═════ SUPPLIED INFORMATION ═════

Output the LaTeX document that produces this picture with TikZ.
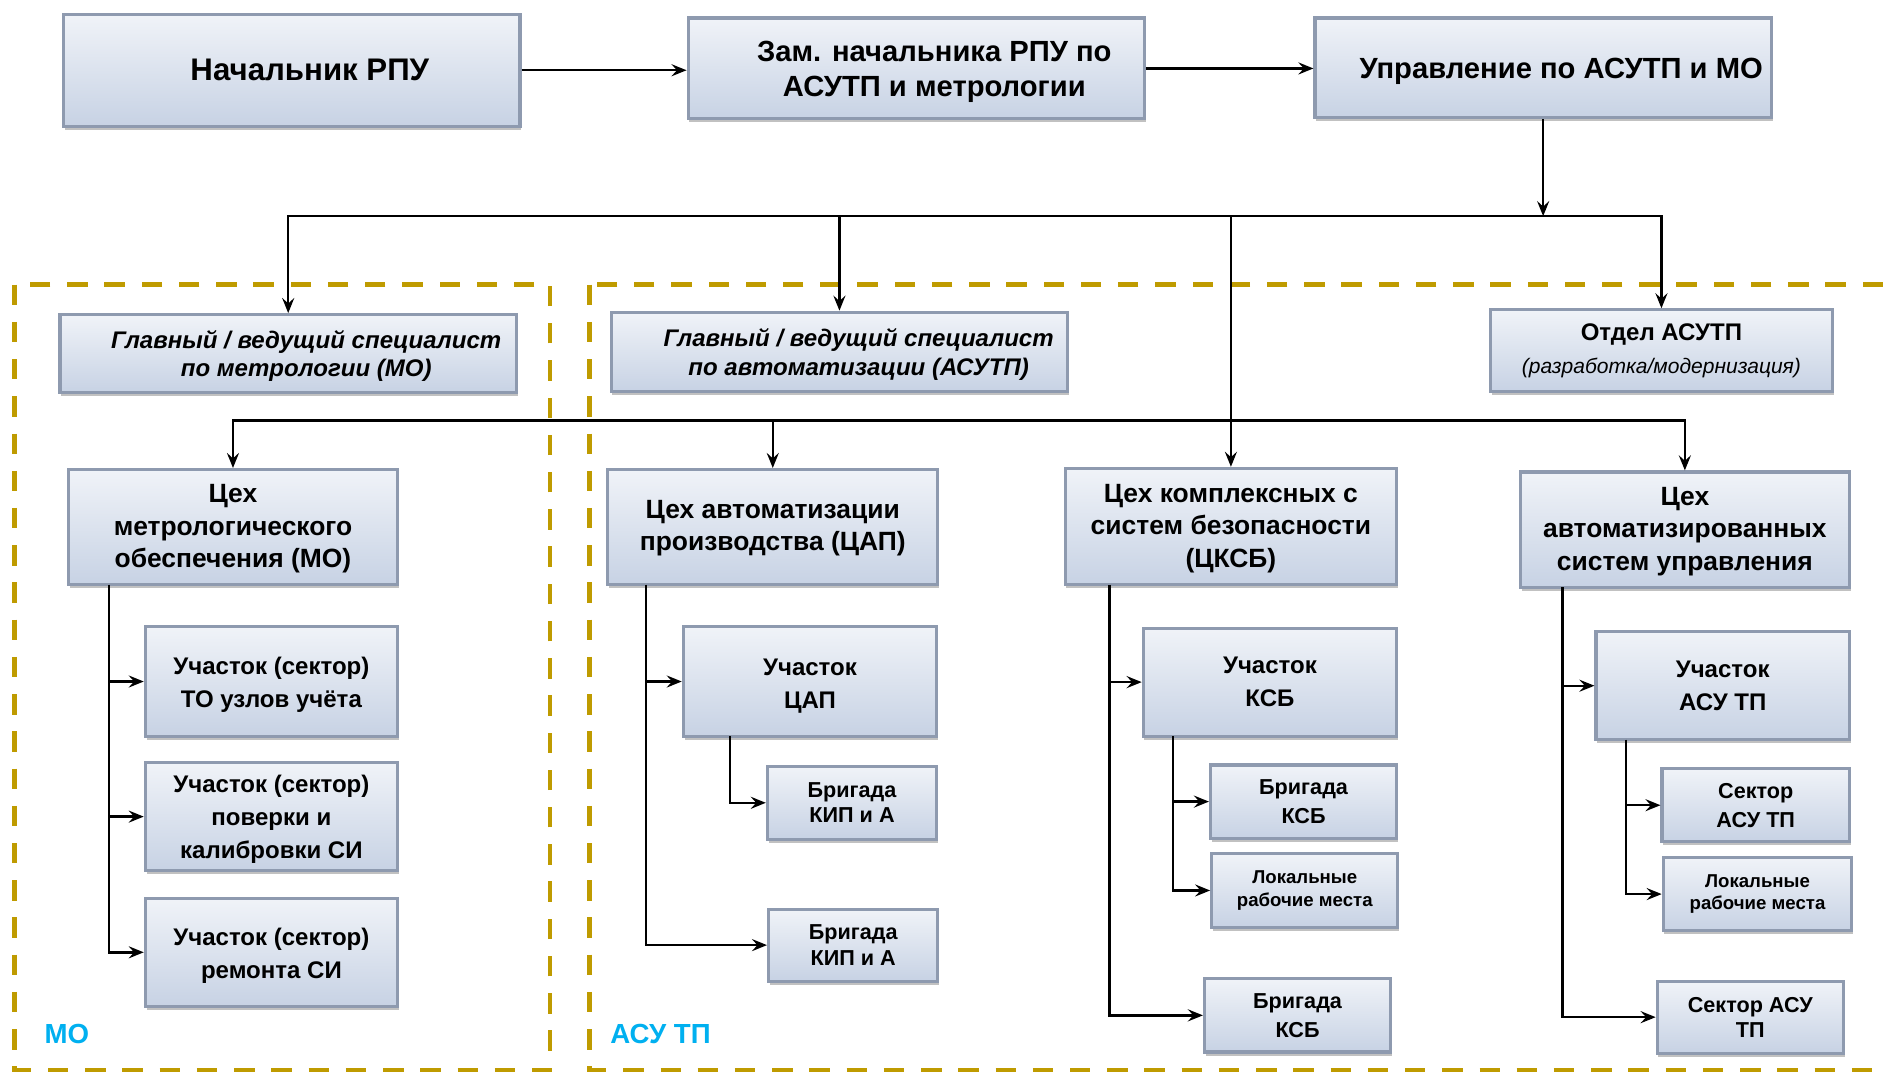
\documentclass[tikz,border=0pt]{standalone}
\usepackage{fontspec}
\setmainfont{Liberation Sans}
\usetikzlibrary{arrows.meta,shadows}
\definecolor{goldline}{RGB}{191,155,0}
\definecolor{boxtop}{RGB}{240,243,248}
\definecolor{boxbot}{RGB}{199,210,228}
\definecolor{boxline}{RGB}{142,154,175}
\definecolor{cyanlbl}{RGB}{0,176,240}
\tikzset{
  box/.style={draw=boxline, line width=2.6pt, top color=boxtop, bottom color=boxbot,
    drop shadow={shadow xshift=1pt, shadow yshift=-3pt, opacity=0.4, fill=black!60}, inner sep=0pt},
  conn/.style={line width=2pt, draw=black, -{Stealth[length=12.5pt,width=10pt,inset=4.5pt]}},
  region/.style={draw=goldline, line width=4pt, dash pattern=on 17pt off 14pt},
  ttopa/.style={font=\fontsize{26}{30}\selectfont\bfseries, align=center},
  ttop/.style={font=\fontsize{24.3}{29}\selectfont\bfseries, align=center},
  tspec/.style={font=\fontsize{20}{24}\selectfont\bfseries\itshape, align=center},
  tceh/.style={font=\fontsize{22}{27}\selectfont\bfseries, align=center},
  tuch/.style={font=\fontsize{20}{27.5}\selectfont\bfseries, align=center},
  tbrig/.style={font=\fontsize{18}{21}\selectfont\bfseries, align=center},
  tbrigb/.style={font=\fontsize{18}{24}\selectfont\bfseries, align=center},
  tloc/.style={font=\fontsize{15.5}{19}\selectfont\bfseries, align=center},
  lbl/.style={font=\fontsize{23}{27}\selectfont\bfseries, text=cyanlbl, anchor=west, inner sep=0pt},
}
% #1 text style, #2 name, #3-#6 box corners, #7 text shift options, #8 text
\newcommand{\obox}[8]{%
  \node[box, minimum width={#5pt-#3pt}, minimum height={#6pt-#4pt}] (#2) at ({(#3+#5)/2},{(#4+#6)/2}) {};
  \node[#1] (#2t) at ([#7]#2.center) {#8};}

\begin{document}
\begin{tikzpicture}[x=1pt, y=-1pt]
\clip (0,0) rectangle (1568,894);
\fill[white] (0,0) rectangle (1568,894);

% regions
\draw[region] (12,237) rectangle (458,891);
\draw[region] (491,237) rectangle (1600,891);
\node[lbl] (lmo) at (37,861) {МО};
\node[lbl] (lasu) at (508,861) {АСУ ТП};

% top row
\obox{ttopa}{A}{53}{12}{433}{105}{xshift=15pt}{Начальник РПУ}
\obox{ttop}{B}{573}{15}{953}{99}{xshift=15pt,yshift=-3pt}{Зам. начальника РПУ по\\АСУТП и метрологии}
\obox{ttop}{C}{1095}{15}{1475}{98}{xshift=15pt,yshift=-3pt}{Управление по АСУТП и МО}

% second row
\obox{tspec}{D}{50}{262}{430}{327}{xshift=15pt,yshift=-2pt}{Главный / ведущий специалист\\по метрологии (МО)}
\obox{tspec}{E}{509}{260}{889}{326}{xshift=16pt,yshift=-2pt}{Главный / ведущий специалист\\по автоматизации (АСУТП)}
\obox{tspec}{F}{1241}{258}{1526}{326}{yshift=0pt}{\upshape Отдел АСУТП\\[3pt]{\fontsize{17.5}{19}\selectfont\mdseries\itshape (разработка/модернизация)}}

% workshops
\obox{tceh}{G}{57}{391}{331}{487}{yshift=-1.5pt}{Цех\\метрологического\\обеспечения (МО)}
\obox{tceh}{H}{506}{391}{781}{487}{yshift=-1pt}{Цех автоматизации\\производства (ЦАП)}
\obox{tceh}{I}{887}{390}{1163}{487}{yshift=-1.5pt}{Цех комплексных с\\систем безопасности\\(ЦКСБ)}
\obox{tceh}{J}{1266}{393}{1540}{489}{yshift=-1.5pt}{Цех\\автоматизированных\\систем управления}

% MO subtree
\obox{tuch}{K}{121}{522}{331}{613}{yshift=-3pt}{Участок (сектор)\\ТО узлов учёта}
\obox{tuch}{L}{121}{635}{331}{725}{yshift=-2pt}{Участок (сектор)\\поверки и\\калибровки СИ}
\obox{tuch}{M}{121}{748}{331}{838}{yshift=-3pt}{Участок (сектор)\\ремонта СИ}

% CAP subtree
\obox{tuch}{N}{569}{522}{780}{613}{yshift=-3.5pt}{Участок\\ЦАП}
\obox{tbrig}{O}{639}{638}{780}{699}{yshift=0pt}{Бригада\\КИП и А}
\obox{tbrig}{P}{640}{757}{781}{817}{yshift=0pt}{Бригада\\КИП и А}

% CKSB subtree
\obox{tuch}{Q}{952}{523}{1163}{613}{yshift=0pt}{Участок\\КСБ}
\obox{tbrigb}{R}{1008}{637}{1163}{698}{yshift=0pt}{Бригада\\КСБ}
\obox{tloc}{S}{1009}{711}{1164}{772}{yshift=0pt}{Локальные\\рабочие места}
\obox{tbrigb}{T}{1003}{815}{1158}{876}{yshift=0pt}{Бригада\\КСБ}

% ASU subtree
\obox{tuch}{U}{1329}{526}{1540}{616}{yshift=0pt}{Участок\\АСУ ТП}
\obox{tbrigb}{V}{1384}{640}{1540}{701}{yshift=0pt}{Сектор\\АСУ ТП}
\obox{tloc}{W}{1385}{714}{1542}{775}{yshift=0pt}{Локальные\\рабочие места}
\obox{tbrig}{X}{1380}{817}{1535}{877}{yshift=0pt}{Сектор АСУ\\ТП}

% connectors top
\draw[conn] (A.east) -- (A.east -| B.west);
\draw[conn] (B.east) -- (B.east -| C.west);
\coordinate (j1) at (1285,180);
\coordinate (j2) at (1025,350);
\draw[conn] (C.south) -- (j1);
\draw[conn] (j1) -| (D.north);
\draw[conn] (j1) -| (E.north);
\draw[conn] (j1) -| (F.north);
\draw[conn] (j1) -| (I.north);
\draw[conn] (j2) -| (G.north);
\draw[conn] (j2) -| (H.north);
\draw[conn] (j2) -| (J.north);

% subtrees
\coordinate (gs) at (91,487);
\draw[conn] (gs) |- (K.west);
\draw[conn] (gs) |- (L.west);
\draw[conn] (gs) |- (M.west);

\coordinate (hs) at (538,487);
\coordinate (ns) at (608,613);
\draw[conn] (hs) |- (N.west);
\draw[conn] (hs) |- (P.west);
\draw[conn] (ns) |- (O.west);

\coordinate (is) at (924,487);
\coordinate (qs) at (977,613);
\draw[conn] (is) |- (Q.west);
\draw[conn] (is) |- (T.west);
\draw[conn] (qs) |- (R.west);
\draw[conn] (qs) |- (S.west);

\coordinate (js) at (1301,489);
\coordinate (us) at (1354,616);
\draw[conn] (js) |- (U.west);
\draw[conn] (js) |- (X.west);
\draw[conn] (us) |- (V.west);
\draw[conn] (us) |- (W.west);
\end{tikzpicture}
\end{document}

═════

BRIEF -> Every line from the top of the material above through the line with "(lasu) at (508,861)" should be duplicated exactly, please; leave out the pictures.

EXERCISE ANSWER ->
Output the LaTeX document that produces this picture with TikZ.
\documentclass[tikz,border=0pt]{standalone}
\usepackage{fontspec}
\setmainfont{Liberation Sans}
\usetikzlibrary{arrows.meta,shadows}
\definecolor{goldline}{RGB}{191,155,0}
\definecolor{boxtop}{RGB}{240,243,248}
\definecolor{boxbot}{RGB}{199,210,228}
\definecolor{boxline}{RGB}{142,154,175}
\definecolor{cyanlbl}{RGB}{0,176,240}
\tikzset{
  box/.style={draw=boxline, line width=2.6pt, top color=boxtop, bottom color=boxbot,
    drop shadow={shadow xshift=1pt, shadow yshift=-3pt, opacity=0.4, fill=black!60}, inner sep=0pt},
  conn/.style={line width=2pt, draw=black, -{Stealth[length=12.5pt,width=10pt,inset=4.5pt]}},
  region/.style={draw=goldline, line width=4pt, dash pattern=on 17pt off 14pt},
  ttopa/.style={font=\fontsize{26}{30}\selectfont\bfseries, align=center},
  ttop/.style={font=\fontsize{24.3}{29}\selectfont\bfseries, align=center},
  tspec/.style={font=\fontsize{20}{24}\selectfont\bfseries\itshape, align=center},
  tceh/.style={font=\fontsize{22}{27}\selectfont\bfseries, align=center},
  tuch/.style={font=\fontsize{20}{27.5}\selectfont\bfseries, align=center},
  tbrig/.style={font=\fontsize{18}{21}\selectfont\bfseries, align=center},
  tbrigb/.style={font=\fontsize{18}{24}\selectfont\bfseries, align=center},
  tloc/.style={font=\fontsize{15.5}{19}\selectfont\bfseries, align=center},
  lbl/.style={font=\fontsize{23}{27}\selectfont\bfseries, text=cyanlbl, anchor=west, inner sep=0pt},
}
% #1 text style, #2 name, #3-#6 box corners, #7 text shift options, #8 text
\newcommand{\obox}[8]{%
  \node[box, minimum width={#5pt-#3pt}, minimum height={#6pt-#4pt}] (#2) at ({(#3+#5)/2},{(#4+#6)/2}) {};
  \node[#1] (#2t) at ([#7]#2.center) {#8};}

\begin{document}
\begin{tikzpicture}[x=1pt, y=-1pt]
\clip (0,0) rectangle (1568,894);
\fill[white] (0,0) rectangle (1568,894);

% regions
\draw[region] (12,237) rectangle (458,891);
\draw[region] (491,237) rectangle (1600,891);
\node[lbl] (lmo) at (37,861) {МО};
\node[lbl] (lasu) at (508,861) {АСУ ТП};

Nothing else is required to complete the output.